The Power of Kindness

Thursday, September 16th, 2010

I’m not sure where to start with this. I suppose my childhood would be a good place. Because my mother was from the south, “yes ma’am” and “sir” were a must. If my mother called for us, we had to come front and center with, ”Ma’am”? Respect was essential and mandatory and we all knew it. There was no hollering back, “what”? When I had my own children I remember having a conversation with my maternal grandmother and explaining to her that I lived in California and I wouldn’t be having my children do that. She raised one eyebrow at me (a true sign of disapproval) but I was determined. What I did implement was respect, kindness and manners.  Maybe it stems from a visceral place with me, but if my children ever “sassed” me, the hair on the back of my neck stands up. I would (and still) nip it in the bud pronto!

Over the years I would witness my friends kids be “hateful” (these are all my granny Fox’s terms) to each other, saying “I hate you” to their parents or siblings. Just being nasty to each other and bickering while the parents did nothing to stop it. I would stand back and quietly think you are doing NO ONE any favors and it will only get uglier the older the children got. To me that is not expressing themselves, it’s just ugly. 
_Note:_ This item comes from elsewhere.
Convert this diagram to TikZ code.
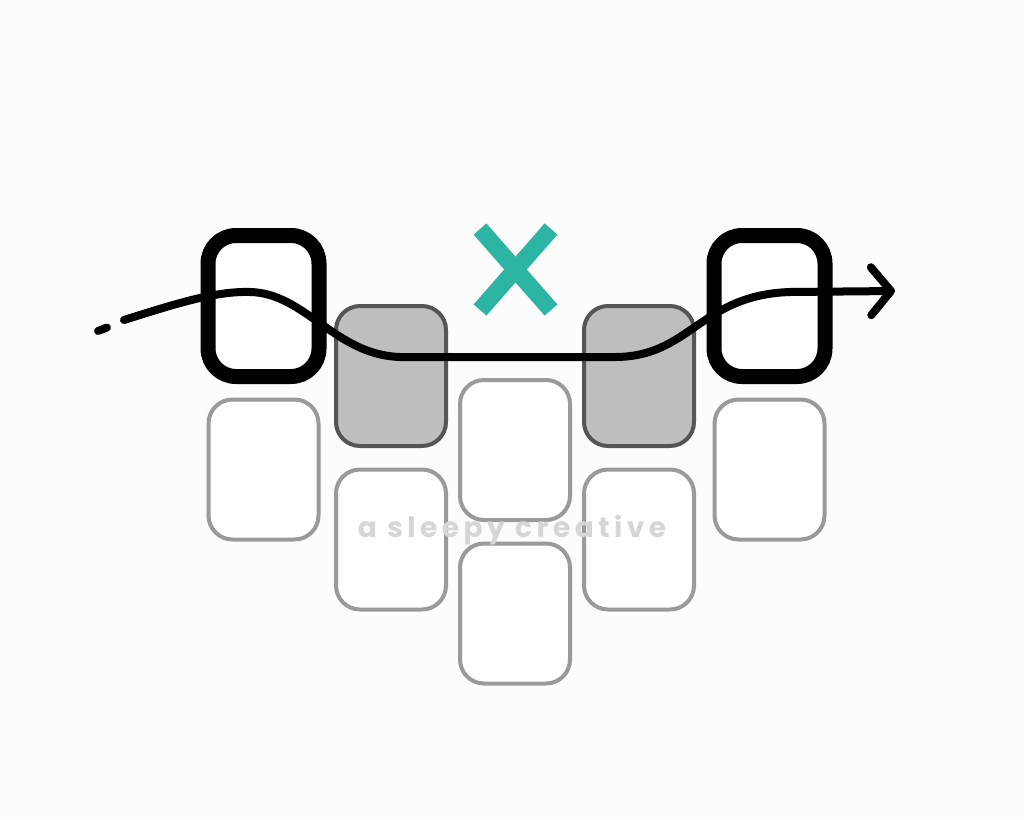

I have a real problem dealing with kids being nasty to one another. When my children were young, if they weren’t getting along, I would send them off to separate places and tell them when they could be kind to each other they could come back together. Otherwise they could stay in their rooms by themselves. My husband and I are not yellers or arguers and we treat each other and our children with kindness and respect. We have set an example by being what we expect them to be! We also showered them with love, affection and most importantly probably, our attention!  It has certainly paid off. My kids are extremely close to each other and us. I have worked hard to not be judgmental and to listen to them…really listen. We go to whatever they are involved in, we are there for them and they know it. We have earned their confiding in us and their wanting to spend time with us. Now two of them are away but they call endlessly to each other and to us. They confide in each other and advise each other, which is heartwarming as their mother!

I recently had dinner with a couple about my age. They have 4 kids between the ages of 15-23. They are all still living at home and the mother told me it is total chaos. They don’t even take them out to dinner because they endlessly fight with each other. They are disrespectful to the parents and their life is very stressful. I thought ‘I just couldn’t live that way’.

If nothing else, I would really stress to teach your children to be respectful of each other and others. As the old saying goes, if you have nothing nice to say, say NOTHING. Lastly I will say as they grow up, how we, as parents respond to something is all we can truly control. Blaming gets us nowhere. If we all check how we respond, the atmosphere can change. Our children are watching what we say and do (even when we think they aren’t) and that is where they are learning from.

It’s never too late to instill these lessons. If you find that what you are currently doing is not working, try something different, a different approach. Be consistent and they will pick up on it. It may be difficult at first but the payoff in the end is well worth it.